In the end I managed 673Qs for 6985 points, not bad for a 100w station. The 100w does mean that even with a call like J6/G3PJT you can't penetrate the G pile up wall on DX from the east, but you do attract some of the unwanted callers. (I do have a black list who I intend to email this year.) But that said, such callers were very bad early on but slowly dropped away over the 24 hours as they found bigger or rarer fish to annoy or they just plain gave up.


I would just like to acknowledge all the hard graft the BERU group have put in, contacting rarer call areas (GI0RTN), helping the team captains build up their teams (G3LET), answering the inevitable questions on rules etc, (G3VQO) and the many individuals across the Commonwealth who take part to make the event such a big success and not forgetting Paul EI5DI, our medal sponsor.


12m

Wow just amazing pile ups, but quite short lived for the most part, still a sign of things to come on 10 and 12 in the next few years.


160m

And what about 160, Robbie asked (begged? but not bribed(!)) me to try and do something. In the event I added 20m to the sloping wire on the 80m inv L and extended the north pointing radial also by 20m. When I checked this on the miniVNA this gave a resonance at 1800 - pretty well the best I could do. Extending the radial by 20m brought the end very close to the steep face of the cliff. I was struck immediately how quiet it was (there are no overhead power lines in that part of Saline Point.). A tentative CQ an 1820 brought a chatty QSO with Pete, K3ZM. followed by a series of shorter and shorter Qs with other topbanders as the news spread that J6 was active. EI7BA was just an amazing signal. At 0210 I managed the QSO with Robbie - he was a genuine 57/99 and what I had thought was going to be a struggle was in the end rather easy. Later on the second 160m night with Robbie having alerted CDXC I managed Qs with GM0GAV, MD0CCE, G3PQA, G3WPH, G3UJE and other EUs and lots of US stations. I realise that my signal was probably pretty weak but for such a simple, last minute, set up it was a very successful attempt. Next year we may be able to do much better.

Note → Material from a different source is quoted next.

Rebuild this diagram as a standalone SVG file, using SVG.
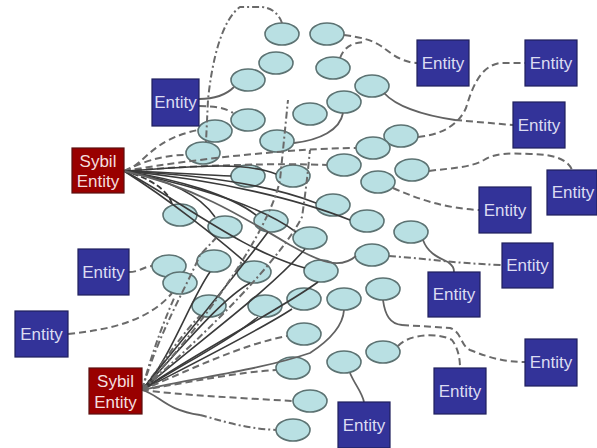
<svg xmlns="http://www.w3.org/2000/svg" width="597" height="448" viewBox="0 0 597 448">
  <style>
    .bg { fill: #ffffff; }
    .peer { fill: #b9e0e3; stroke: #5c7272; stroke-width: 1.6; }
    .ent rect { fill: #333399; stroke: #1f1f5c; stroke-width: 1.2; }
    .syb rect { fill: #990000; stroke: #5a1010; stroke-width: 1.2; }
    .ent text, .syb text { font-family: "Liberation Sans", Arial, sans-serif; font-size: 17px; text-anchor: middle; }
    .ent text { fill: #dcdcf2; }
    .syb text { fill: #f4dede; }
    #links path { fill: none; stroke-linecap: butt; }
    .d { stroke: #6a6a6a; stroke-width: 2; stroke-dasharray: 7 4; }
    .dd { stroke: #6a6a6a; stroke-width: 2; stroke-dasharray: 7 3 2 3; }
    .s { stroke: #626262; stroke-width: 1.8; }
    .k { stroke: #3a3a3a; stroke-width: 1.6; }
    .kd { stroke: #3a3a3a; stroke-width: 1.8; stroke-dasharray: 6 3; }
  </style>
  <rect class="bg" x="0" y="0" width="597" height="448"/>

  <!-- peer nodes -->
  <g id="peers">
    <g id="p1"><ellipse class="peer" cx="282" cy="34" rx="17" ry="11"/></g>
    <g id="p2"><ellipse class="peer" cx="327" cy="34" rx="17" ry="11"/></g>
    <g id="p3"><ellipse class="peer" cx="276" cy="63" rx="17" ry="11"/></g>
    <g id="p4"><ellipse class="peer" cx="333" cy="68" rx="17" ry="11"/></g>
    <g id="p5"><ellipse class="peer" cx="248" cy="80" rx="17" ry="11"/></g>
    <g id="p6"><ellipse class="peer" cx="372" cy="86" rx="17" ry="11"/></g>
    <g id="p7"><ellipse class="peer" cx="344" cy="102" rx="17" ry="11"/></g>
    <g id="p8"><ellipse class="peer" cx="310" cy="114" rx="17" ry="11"/></g>
    <g id="p9"><ellipse class="peer" cx="248" cy="120" rx="17" ry="11"/></g>
    <g id="p10"><ellipse class="peer" cx="215" cy="131" rx="17" ry="11"/></g>
    <g id="p11"><ellipse class="peer" cx="277" cy="141" rx="17" ry="11"/></g>
    <g id="p12"><ellipse class="peer" cx="203" cy="153" rx="17" ry="11"/></g>
    <g id="p13"><ellipse class="peer" cx="401" cy="136" rx="17" ry="11"/></g>
    <g id="p14"><ellipse class="peer" cx="373" cy="148" rx="17" ry="11"/></g>
    <g id="p15"><ellipse class="peer" cx="344" cy="165" rx="17" ry="11"/></g>
    <g id="p16"><ellipse class="peer" cx="412" cy="170" rx="17" ry="11"/></g>
    <g id="p17"><ellipse class="peer" cx="378" cy="182" rx="17" ry="11"/></g>
    <g id="p18"><ellipse class="peer" cx="293" cy="176" rx="17" ry="11"/></g>
    <g id="p19"><ellipse class="peer" cx="248" cy="176" rx="17" ry="11"/></g>
    <g id="p20"><ellipse class="peer" cx="333" cy="205" rx="17" ry="11"/></g>
    <g id="p21"><ellipse class="peer" cx="367" cy="221" rx="17" ry="11"/></g>
    <g id="p22"><ellipse class="peer" cx="271" cy="221" rx="17" ry="11"/></g>
    <g id="p23"><ellipse class="peer" cx="225" cy="227" rx="17" ry="11"/></g>
    <g id="p24"><ellipse class="peer" cx="310" cy="238" rx="17" ry="11"/></g>
    <g id="p25"><ellipse class="peer" cx="372" cy="255" rx="17" ry="11"/></g>
    <g id="p26"><ellipse class="peer" cx="214" cy="261" rx="17" ry="11"/></g>
    <g id="p27"><ellipse class="peer" cx="254" cy="272" rx="17" ry="11"/></g>
    <g id="p28"><ellipse class="peer" cx="321" cy="271" rx="17" ry="11"/></g>
    <g id="p29"><ellipse class="peer" cx="383" cy="289" rx="17" ry="11"/></g>
    <g id="p30"><ellipse class="peer" cx="411" cy="232" rx="17" ry="11"/></g>
    <g id="p31"><ellipse class="peer" cx="180" cy="215" rx="17" ry="11"/></g>
    <g id="p32"><ellipse class="peer" cx="169" cy="266" rx="17" ry="11"/></g>
    <g id="p33"><ellipse class="peer" cx="180" cy="283" rx="17" ry="11"/></g>
    <g id="p34"><ellipse class="peer" cx="209" cy="306" rx="17" ry="11"/></g>
    <g id="p35"><ellipse class="peer" cx="265" cy="306" rx="17" ry="11"/></g>
    <g id="p36"><ellipse class="peer" cx="304" cy="299" rx="17" ry="11"/></g>
    <g id="p37"><ellipse class="peer" cx="344" cy="299" rx="17" ry="11"/></g>
    <g id="p38"><ellipse class="peer" cx="304" cy="334" rx="17" ry="11"/></g>
    <g id="p39"><ellipse class="peer" cx="383" cy="352" rx="17" ry="11"/></g>
    <g id="p40"><ellipse class="peer" cx="344" cy="362" rx="17" ry="11"/></g>
    <g id="p41"><ellipse class="peer" cx="293" cy="368" rx="17" ry="11"/></g>
    <g id="p42"><ellipse class="peer" cx="310" cy="401" rx="17" ry="11"/></g>
    <g id="p43"><ellipse class="peer" cx="293" cy="430" rx="17" ry="11"/></g>
  </g>

  <!-- connectors -->
  <g id="links">
    <!-- upper left entity -->
    <path class="s" d="M199,99 C214,99 226,95 234,87"/>
    <path class="d" d="M199,106 C214,106 226,108 233,113"/>
    <path class="dd" d="M282,23 C279,14 272,8 262,7 L240,7 C222,20 212,60 208,100 L206,142"/>
    <!-- upper right entities -->
    <path class="d" d="M344,35 C360,37 372,40 381,46 C391,53 400,62 417,63"/>
    <path class="d" d="M340,58 C344,48 350,43 364,42"/>
    <path class="s" d="M384,93 C395,105 420,115 455,120"/>
    <path class="d" d="M455,120 L513,125"/>
    <path class="d" d="M418,137 C440,135 458,126 466,108 C472,88 480,66 500,63 L525,63"/>
    <path class="s" d="M343,113 C340,130 320,140 294,143"/>
    <path class="d" d="M429,171 C450,168 470,168 484,160 C495,153 510,153 530,154 C555,154 568,160 572,170"/>
    <path class="d" d="M393,188 C420,200 445,208 479,210"/>
    <path class="s" d="M423,240 C428,254 440,258 448,262 C453,266 454,268 454,272"/>
    <path class="dd" d="M389,256 C420,258 450,263 502,265"/>
    <path class="s" d="M383,300 C385,315 390,324 402,325"/>
    <path class="d" d="M402,325 L450,328 C462,332 460,345 470,350 C490,358 505,362 525,362"/>
    <path class="d" d="M398,346 C410,333 440,333 452,340 C458,348 460,358 460,368"/>
    <path class="s" d="M350,373 C355,385 362,392 364,402"/>
    <!-- left entities -->
    <path class="d" d="M129,272 C140,272 145,266 152,266"/>
    <path class="d" d="M68,334 C110,330 150,320 172,293"/>

    <!-- upper sybil entity fan -->
    <path class="d" d="M124,171 C145,165 150,140 198,130"/>
    <path class="d" d="M124,171 C150,158 170,155 186,155"/>
    <path class="d" d="M124,171 C200,158 300,148 356,148"/>
    <path class="d" d="M124,171 C200,165 280,163 327,165"/>
    <path class="k" d="M124,171 C180,168 240,160 276,174"/>
    <path class="k" d="M124,171 C170,172 200,175 231,176"/>
    <path class="k" d="M124,171 C200,175 270,185 316,203"/>
    <path class="k" d="M124,171 C180,180 230,195 256,215"/>
    <path class="k" d="M124,171 C190,185 260,205 296,232"/>
    <path class="k" d="M124,171 C170,180 200,195 215,217"/>
    <path class="kd" d="M124,171 C150,178 168,190 172,204"/>
    <path class="k" d="M124,171 C180,200 240,250 305,268"/>
    <path class="k" d="M124,171 C170,200 220,240 245,262"/>
    <path class="k" d="M124,171 C220,180 300,200 350,220"/>
    <path class="s" d="M124,171 C190,185 240,215 290,245 C320,262 340,270 356,256"/>

    <!-- lower sybil entity fan -->
    <path class="k" d="M142,390 C170,360 190,300 210,272"/>
    <path class="dd" d="M142,390 C165,360 185,330 200,316"/>
    <path class="k" d="M142,390 C190,360 230,340 258,317"/>
    <path class="k" d="M142,390 C180,350 220,300 250,283"/>
    <path class="k" d="M142,390 C200,340 270,290 305,249"/>
    <path class="k" d="M142,390 C200,350 280,310 318,282"/>
    <path class="k" d="M142,390 C190,330 240,270 268,232"/>
    <path class="k" d="M142,390 C200,360 260,330 292,309"/>
    <path class="s" d="M142,390 C200,377 260,370 310,353 C330,340 343,325 344,310"/>
    <path class="d" d="M142,390 C190,370 240,345 287,336"/>
    <path class="d" d="M142,390 C190,382 240,372 276,370"/>
    <path class="d" d="M142,390 C180,395 240,398 293,401"/>
    <path class="s" d="M142,390 C160,395 165,410 200,415"/>
    <path class="dd" d="M200,415 C220,420 240,428 276,430"/>
    <path class="dd" d="M142,390 C150,360 160,330 175,296"/>
    <path class="dd" d="M142,390 C160,330 185,290 200,255 L216,238"/>
    <path class="dd" d="M142,390 C200,330 270,230 280,180 L288,100"/>
    <path class="dd" d="M142,390 C210,330 280,260 302,217 C306,190 308,170 310,150"/>
  </g>

  <!-- entities -->
  <g id="entity-1" class="ent"><rect x="152" y="79" width="47" height="47"/><text x="175.5" y="108">Entity</text></g>
  <g id="entity-2" class="ent"><rect x="417" y="40" width="52" height="46"/><text x="443" y="69">Entity</text></g>
  <g id="entity-3" class="ent"><rect x="525" y="40" width="52" height="46"/><text x="551" y="69">Entity</text></g>
  <g id="entity-4" class="ent"><rect x="513" y="102" width="52" height="46"/><text x="539" y="131">Entity</text></g>
  <g id="entity-5" class="ent"><rect x="547" y="170" width="50" height="45"/><text x="573" y="198">Entity</text></g>
  <g id="entity-6" class="ent"><rect x="479" y="187" width="52" height="46"/><text x="505" y="216">Entity</text></g>
  <g id="entity-7" class="ent"><rect x="502" y="243" width="51" height="45"/><text x="527.5" y="271">Entity</text></g>
  <g id="entity-8" class="ent"><rect x="428" y="272" width="52" height="45"/><text x="454" y="300">Entity</text></g>
  <g id="entity-9" class="ent"><rect x="78" y="249" width="51" height="46"/><text x="103.5" y="278">Entity</text></g>
  <g id="entity-10" class="ent"><rect x="525" y="339" width="52" height="47"/><text x="551" y="368">Entity</text></g>
  <g id="entity-11" class="ent"><rect x="434" y="368" width="52" height="46"/><text x="460" y="397">Entity</text></g>
  <g id="entity-12" class="ent"><rect x="338" y="402" width="52" height="46"/><text x="364" y="431">Entity</text></g>
  <g id="entity-13" class="ent"><rect x="15" y="311" width="53" height="46"/><text x="41.5" y="340">Entity</text></g>

  <!-- sybil entities -->
  <g id="sybil-1" class="syb"><rect x="72" y="148" width="52" height="45"/><text x="98" y="167">Sybil</text><text x="98" y="187">Entity</text></g>
  <g id="sybil-2" class="syb"><rect x="89" y="368" width="53" height="46"/><text x="115.5" y="387">Sybil</text><text x="115.5" y="408">Entity</text></g>
</svg>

Anyway I have an email to prove that Robbie will stand me a beer sometime - you can be sure I will be holding him to that.


Overall

Rosemary and I made a good choice - a super hotel for the first chill out and decompression week on the beach and a great site for continued relaxation and some radio in the second week. We plan to return in 2011. My heartfelt thanks to the authorities in St Lucia for the licence. We have reserved the cottage for 2011 so see you all then.